====== Record extracts

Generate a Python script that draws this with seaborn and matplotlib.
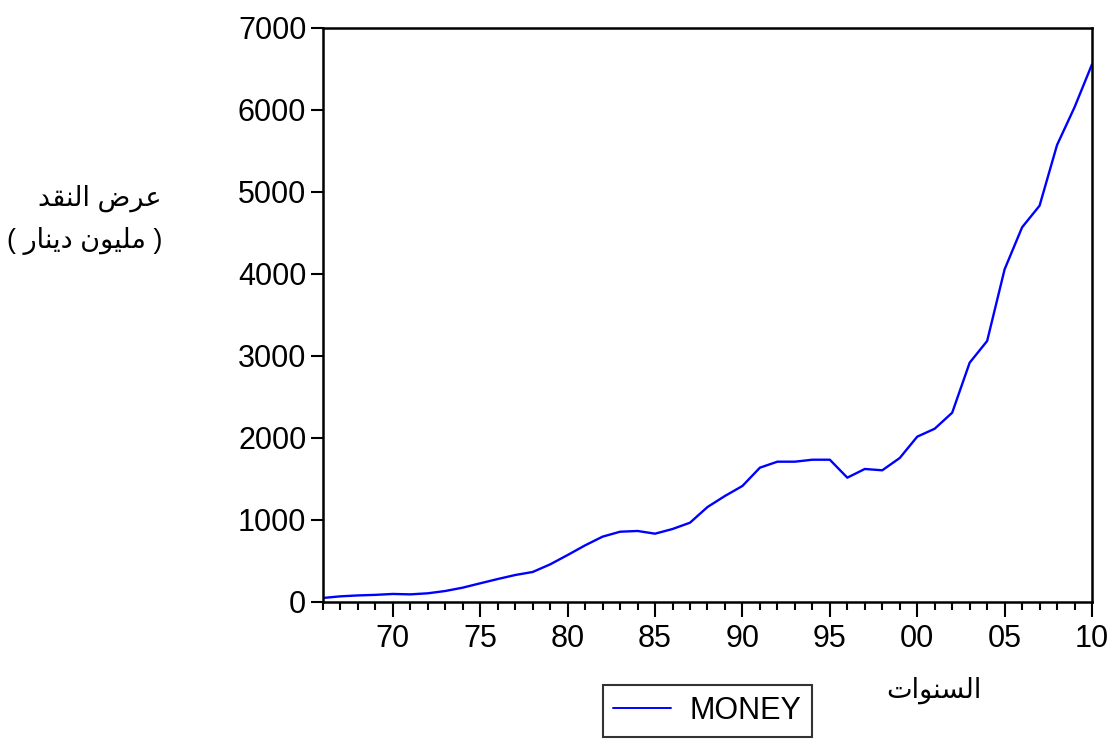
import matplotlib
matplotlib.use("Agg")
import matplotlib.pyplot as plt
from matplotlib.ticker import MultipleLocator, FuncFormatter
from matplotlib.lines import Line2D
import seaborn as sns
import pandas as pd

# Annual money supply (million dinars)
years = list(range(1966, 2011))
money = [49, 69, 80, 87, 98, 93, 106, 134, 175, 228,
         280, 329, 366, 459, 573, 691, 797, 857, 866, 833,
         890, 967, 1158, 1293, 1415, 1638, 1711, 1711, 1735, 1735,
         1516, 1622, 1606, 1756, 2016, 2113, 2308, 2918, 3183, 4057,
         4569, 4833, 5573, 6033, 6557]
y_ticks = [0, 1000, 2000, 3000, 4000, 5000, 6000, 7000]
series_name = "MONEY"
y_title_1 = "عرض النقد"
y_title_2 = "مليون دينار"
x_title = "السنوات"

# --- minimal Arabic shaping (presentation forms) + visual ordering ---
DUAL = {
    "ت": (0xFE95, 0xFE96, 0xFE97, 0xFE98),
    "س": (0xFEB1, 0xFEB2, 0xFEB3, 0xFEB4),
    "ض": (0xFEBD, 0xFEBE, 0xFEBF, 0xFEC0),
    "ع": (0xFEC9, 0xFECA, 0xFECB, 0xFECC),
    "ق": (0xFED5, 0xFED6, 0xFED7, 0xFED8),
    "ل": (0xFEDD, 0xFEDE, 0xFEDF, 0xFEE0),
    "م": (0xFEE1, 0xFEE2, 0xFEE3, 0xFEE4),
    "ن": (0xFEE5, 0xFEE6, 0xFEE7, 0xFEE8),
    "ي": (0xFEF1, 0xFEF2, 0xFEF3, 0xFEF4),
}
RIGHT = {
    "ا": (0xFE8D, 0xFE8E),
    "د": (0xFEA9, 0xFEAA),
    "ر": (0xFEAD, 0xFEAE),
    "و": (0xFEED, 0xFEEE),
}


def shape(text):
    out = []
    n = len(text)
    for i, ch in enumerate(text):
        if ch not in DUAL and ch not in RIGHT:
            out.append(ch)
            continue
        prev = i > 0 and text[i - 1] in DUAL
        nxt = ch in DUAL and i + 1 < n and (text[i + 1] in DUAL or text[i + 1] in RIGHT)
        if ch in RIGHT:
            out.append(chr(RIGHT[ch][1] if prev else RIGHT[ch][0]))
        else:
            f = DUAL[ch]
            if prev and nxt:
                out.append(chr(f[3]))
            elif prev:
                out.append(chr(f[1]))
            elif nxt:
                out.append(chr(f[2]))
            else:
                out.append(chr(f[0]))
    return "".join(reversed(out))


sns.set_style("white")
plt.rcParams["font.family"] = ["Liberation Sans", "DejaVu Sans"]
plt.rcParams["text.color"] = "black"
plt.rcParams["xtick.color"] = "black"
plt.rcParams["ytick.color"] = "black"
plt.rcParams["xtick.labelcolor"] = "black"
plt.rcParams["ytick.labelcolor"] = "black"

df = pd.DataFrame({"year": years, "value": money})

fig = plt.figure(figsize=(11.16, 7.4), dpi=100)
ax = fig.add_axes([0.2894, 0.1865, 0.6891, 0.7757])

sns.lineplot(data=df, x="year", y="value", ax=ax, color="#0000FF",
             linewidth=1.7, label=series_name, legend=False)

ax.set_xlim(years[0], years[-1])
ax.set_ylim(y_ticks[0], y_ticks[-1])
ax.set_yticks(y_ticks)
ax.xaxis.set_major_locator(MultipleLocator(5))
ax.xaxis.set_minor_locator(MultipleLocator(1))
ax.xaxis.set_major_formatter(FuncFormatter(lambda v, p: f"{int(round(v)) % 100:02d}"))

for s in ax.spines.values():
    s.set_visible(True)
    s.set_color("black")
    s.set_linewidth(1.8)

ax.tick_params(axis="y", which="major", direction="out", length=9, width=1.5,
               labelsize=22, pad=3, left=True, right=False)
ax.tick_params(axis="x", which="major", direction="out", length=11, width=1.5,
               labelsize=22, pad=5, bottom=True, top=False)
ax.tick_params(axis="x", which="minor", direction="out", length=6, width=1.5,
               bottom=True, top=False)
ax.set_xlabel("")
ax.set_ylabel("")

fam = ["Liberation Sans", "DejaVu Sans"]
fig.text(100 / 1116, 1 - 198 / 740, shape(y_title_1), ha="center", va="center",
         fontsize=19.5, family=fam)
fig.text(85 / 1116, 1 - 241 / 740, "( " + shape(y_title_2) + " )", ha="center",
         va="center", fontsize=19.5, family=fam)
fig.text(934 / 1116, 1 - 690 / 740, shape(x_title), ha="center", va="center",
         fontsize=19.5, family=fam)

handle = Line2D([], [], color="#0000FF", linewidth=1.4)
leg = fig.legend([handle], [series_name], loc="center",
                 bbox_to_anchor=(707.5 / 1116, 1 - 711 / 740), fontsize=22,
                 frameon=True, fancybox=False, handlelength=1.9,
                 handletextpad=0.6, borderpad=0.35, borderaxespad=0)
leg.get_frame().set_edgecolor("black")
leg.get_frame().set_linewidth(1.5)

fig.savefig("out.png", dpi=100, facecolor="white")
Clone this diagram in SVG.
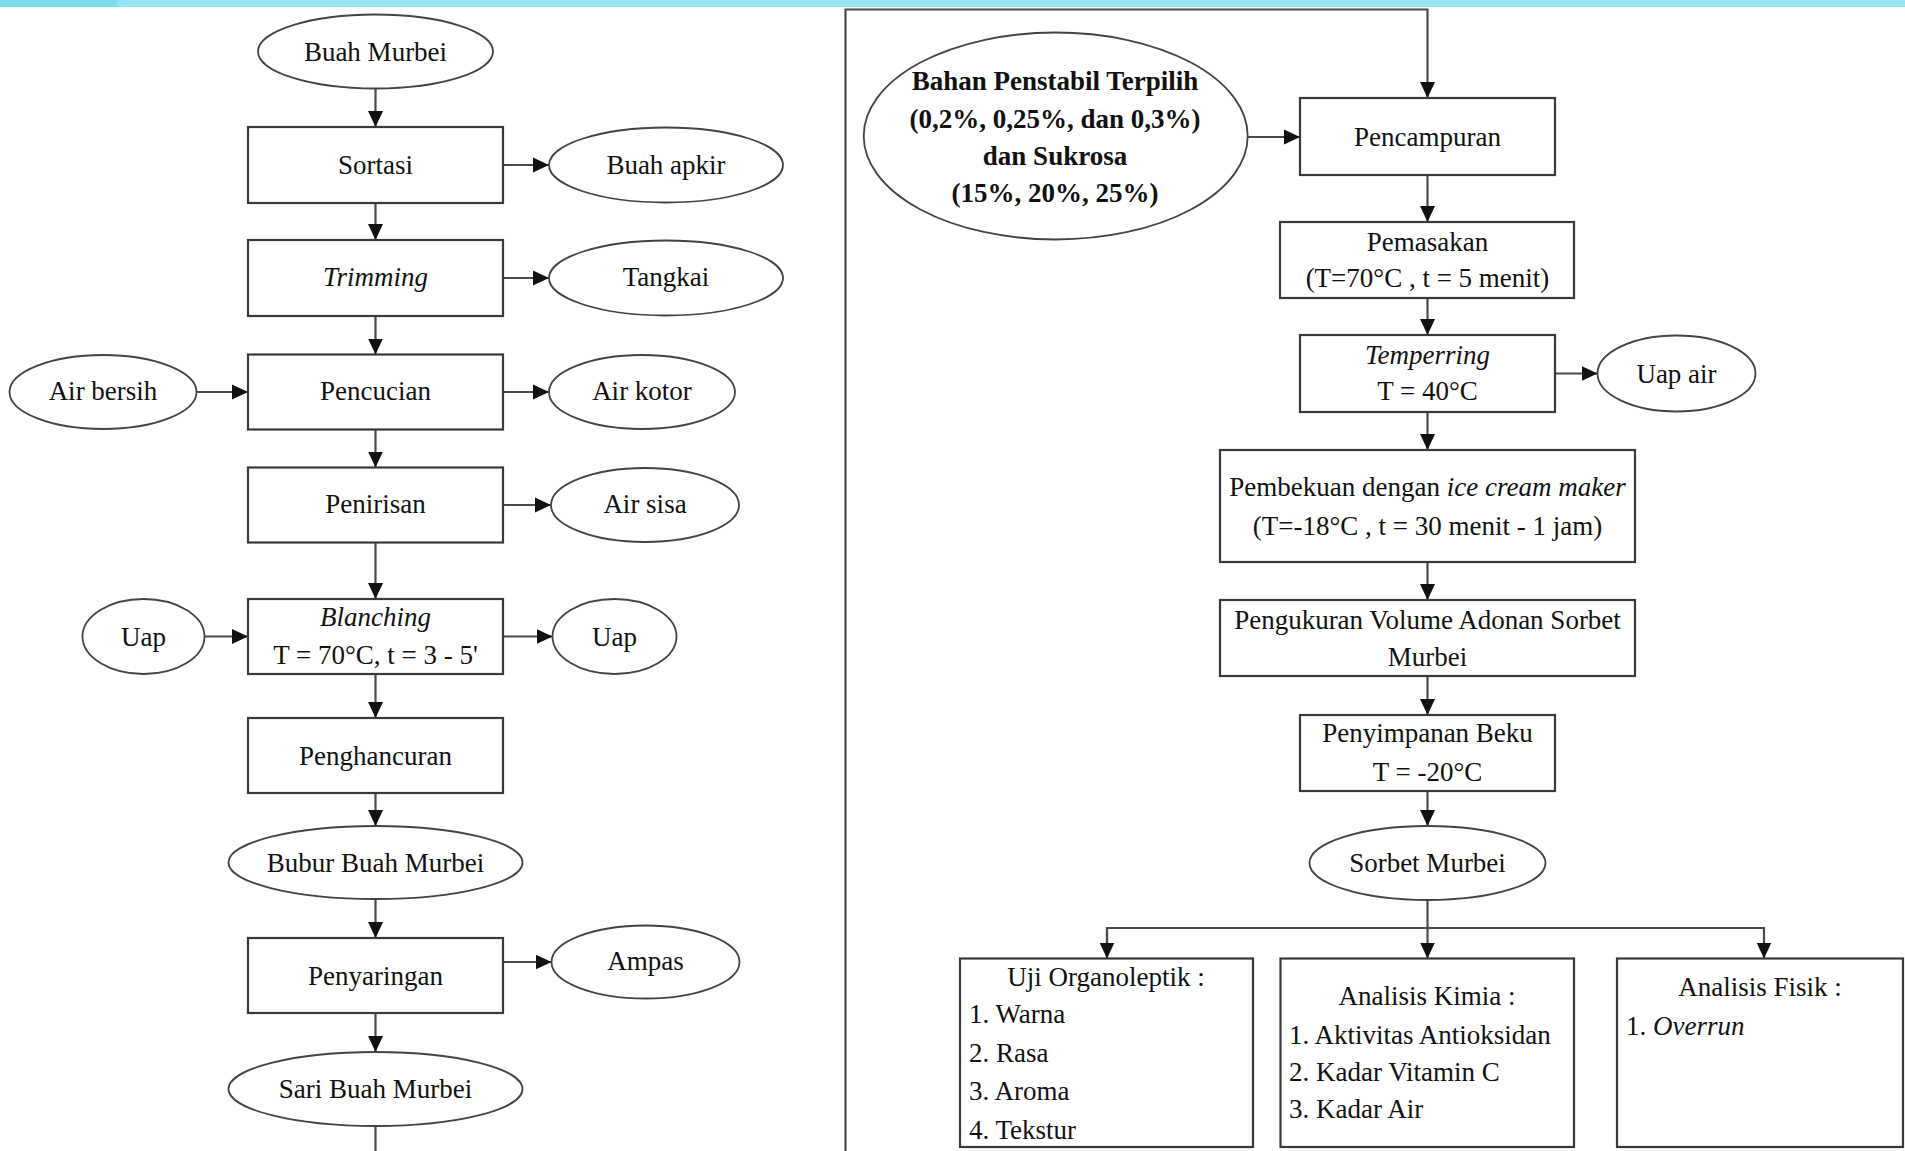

============

Directions => Search the records for the word "this" and copy every line where it occurs.

Solution to the problem =>
Generate a Python script that draws this with seaborn and matplotlib.
Clone this diagram in SVG.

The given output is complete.